In response to a climate in which respect for international law and the law of the European Union is rapidly losing ground, Paul Gragl advocates for the revival of legal monism as a solution to potentially irresolvable normative conflicts between different bodies of law. In this first comprehensive monograph on the theory as envisaged by the Pure Theory of Law of the Vienna School of Jurisprudence, the author defends legal monism against the competing theories of
dualism and pluralism.
Drawing on philosophical, epistemological, legal, moral, and political arguments, this book argues that only monism under the primacy of international law takes the law and the concept of legal validity seriously. On a practical level, it offers policy-makers and decision-makers methods of dealing with current problems and a means to restore respect for international law and peaceful international relations. While having the potential to revive and elicit further interest and research in monism
and the Pure Theory of Law, the comprehensiveness and scope of the book also make it a choice text for inter-disciplinary scholars.

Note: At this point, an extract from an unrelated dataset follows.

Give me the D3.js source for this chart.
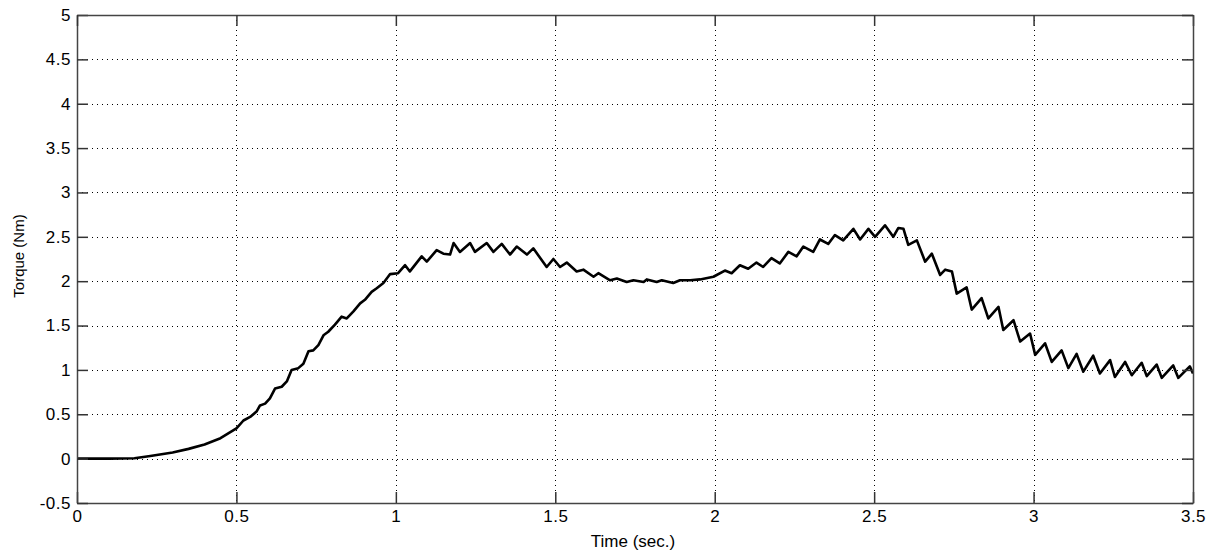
<!DOCTYPE html>
<html>
<head>
<meta charset="utf-8">
<script src="https://cdn.jsdelivr.net/npm/d3@7"></script>
<style>
  body { margin: 0; background: #fff; }
  text { font-family: "Liberation Sans", Arial, sans-serif; fill: #000; }
</style>
</head>
<body>
<div id="chart"></div>
<script>
// torque curve, values
const times = [0, 0.1, 0.18, 0.23, 0.3, 0.35, 0.4, 0.45, 0.5, 0.522, 0.543, 0.563, 0.574, 0.590, 0.605, 0.621,
  0.642, 0.658, 0.673, 0.694, 0.710, 0.726, 0.741, 0.757, 0.773, 0.788, 0.809, 0.830, 0.846, 0.867, 0.888, 0.903,
  0.924, 0.940, 0.961, 0.982, 1.007, 1.029, 1.044, 1.081, 1.097, 1.128, 1.149, 1.170, 1.181, 1.201, 1.233, 1.248,
  1.285, 1.306, 1.332, 1.358, 1.379, 1.411, 1.431, 1.473, 1.494, 1.515, 1.536, 1.567, 1.588, 1.620, 1.635, 1.672,
  1.693, 1.724, 1.745, 1.777, 1.787, 1.818, 1.834, 1.870, 1.891, 1.923, 1.954, 1.996, 2.032, 2.053, 2.079, 2.105,
  2.131, 2.152, 2.178, 2.204, 2.231, 2.257, 2.278, 2.309, 2.330, 2.356, 2.377, 2.403, 2.435, 2.456, 2.482, 2.503,
  2.534, 2.560, 2.576, 2.592, 2.607, 2.634, 2.660, 2.681, 2.707, 2.723, 2.744, 2.759, 2.790, 2.806, 2.837, 2.858,
  2.890, 2.905, 2.937, 2.958, 2.989, 3.005, 3.036, 3.057, 3.088, 3.109, 3.135, 3.156, 3.187, 3.208, 3.240, 3.255,
  3.287, 3.308, 3.339, 3.355, 3.386, 3.402, 3.438, 3.454, 3.490, 3.5];
const torque = [0, 0, 0.005, 0.03, 0.07, 0.11, 0.16, 0.23, 0.34, 0.43, 0.47, 0.53, 0.60, 0.62, 0.68, 0.79,
  0.81, 0.87, 1.00, 1.02, 1.07, 1.21, 1.22, 1.28, 1.39, 1.43, 1.51, 1.60, 1.58, 1.66, 1.75, 1.79,
  1.88, 1.92, 1.98, 2.08, 2.09, 2.18, 2.11, 2.28, 2.22, 2.35, 2.31, 2.30, 2.43, 2.33, 2.43, 2.33,
  2.43, 2.33, 2.42, 2.30, 2.39, 2.30, 2.37, 2.16, 2.25, 2.16, 2.21, 2.11, 2.13, 2.05, 2.09, 2.01,
  2.03, 1.99, 2.01, 1.99, 2.02, 1.99, 2.01, 1.98, 2.01, 2.01, 2.02, 2.05, 2.12, 2.09, 2.18, 2.14,
  2.21, 2.16, 2.26, 2.20, 2.33, 2.28, 2.39, 2.33, 2.47, 2.42, 2.52, 2.46, 2.59, 2.47, 2.59, 2.50,
  2.63, 2.50, 2.60, 2.59, 2.41, 2.46, 2.22, 2.31, 2.07, 2.13, 2.11, 1.86, 1.93, 1.68, 1.81, 1.58,
  1.71, 1.45, 1.56, 1.32, 1.41, 1.17, 1.30, 1.09, 1.22, 1.02, 1.18, 0.98, 1.16, 0.96, 1.11, 0.92,
  1.09, 0.94, 1.08, 0.93, 1.06, 0.91, 1.05, 0.91, 1.04, 0.96];

const xTicks = [0, 0.5, 1, 1.5, 2, 2.5, 3, 3.5];
const yTicks = [-0.5, 0, 0.5, 1, 1.5, 2, 2.5, 3, 3.5, 4, 4.5, 5];

const W = 1215, H = 555;
const m = {left: 77, top: 15, right: 22, bottom: 52};
const w = W - m.left - m.right, h = H - m.top - m.bottom;

const svg = d3.select("#chart").append("svg")
  .attr("width", W).attr("height", H);

const g = svg.append("g").attr("transform", `translate(${m.left},${m.top})`);

const x = d3.scaleLinear().domain([0, 3.5]).range([0, w]);
const y = d3.scaleLinear().domain([-0.5, 5]).range([h, 0]);

// dotted grid
g.append("g").selectAll("line").data(xTicks.slice(1)).enter().append("line")
  .attr("x1", d => Math.round(x(d)) + 0.5).attr("x2", d => Math.round(x(d)) + 0.5)
  .attr("y1", 0).attr("y2", h)
  .attr("stroke", "#000").attr("stroke-dasharray", "1,4");
g.append("g").selectAll("line").data(yTicks.slice(1, -1)).enter().append("line")
  .attr("y1", d => Math.round(y(d)) + 0.5).attr("y2", d => Math.round(y(d)) + 0.5)
  .attr("x1", 0).attr("x2", w)
  .attr("stroke", "#000").attr("stroke-dasharray", "1,4");

// the curve
g.append("clipPath").attr("id", "clip").append("rect").attr("width", w).attr("height", h);
const line = d3.line().x(d => x(d[0])).y(d => y(d[1]));
g.append("path")
  .datum(d3.zip(times, torque))
  .attr("clip-path", "url(#clip)")
  .attr("d", line)
  .attr("fill", "none")
  .attr("stroke", "#000")
  .attr("stroke-width", 2.6)
  .attr("stroke-linejoin", "round");

// axes, ticks pointing in
const fmt = d => String(d);   // plain hyphen for negatives
const ax = (a) => a.tickSizeInner(-11).tickSizeOuter(0);
const xa = g.append("g").attr("transform", `translate(0,${h})`)
  .call(ax(d3.axisBottom(x).tickValues(xTicks).tickFormat(fmt)).tickPadding(5));
const ya = g.append("g")
  .call(ax(d3.axisLeft(y).tickValues(yTicks).tickFormat(fmt)).tickPadding(6));
g.append("g").call(ax(d3.axisTop(x).tickValues(xTicks)).tickFormat(""));
g.append("g").attr("transform", `translate(${w},0)`)
  .call(ax(d3.axisRight(y).tickValues(yTicks)).tickFormat(""));

g.selectAll(".domain").attr("stroke", "#444").attr("stroke-width", 1.5);
g.selectAll(".tick line").attr("stroke", "#333").attr("stroke-width", 1.5);
g.selectAll(".tick text").style("font-size", "17px").style("letter-spacing", "0.5px")
  .style("font-family", '"Liberation Sans", Arial, sans-serif').attr("fill", "#000");
xa.selectAll(".tick text").attr("dy", "0.85em");

// axis titles
svg.append("text")
  .attr("x", m.left + w / 2 - 2).attr("y", 547)
  .attr("text-anchor", "middle").style("font-size", "17px")
  .text("Time (sec.)");
svg.append("text")
  .attr("transform", `translate(24,${m.top + h / 2 - 3}) rotate(-90)`)
  .attr("text-anchor", "middle").style("font-size", "15px")
  .text("Torque (Nm)");
</script>
</body>
</html>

Dr Paul Gragl joined Queen Mary, University of London, in 2013. Prior to arriving at Queen Mary, he worked as a Teaching and Research Fellow at the Institute of International Law and International Relations of the University of Graz, Austria (2010-2012), where he also completed his doctoral thesis on EU accession to the European Convention on Human Rights (ECHR). From 2012 to 2013, he held the post of Research Fellow at City University London, starting his current research on the relationship between legal orders, especially between public international law, EU law, and national law. His other research interests include legal theory, EU constitutional law, EU fundamental rights law, the relationship between the law of the EU and the ECHR as well as between EU law and Member State law, public international law, and legal philosophy.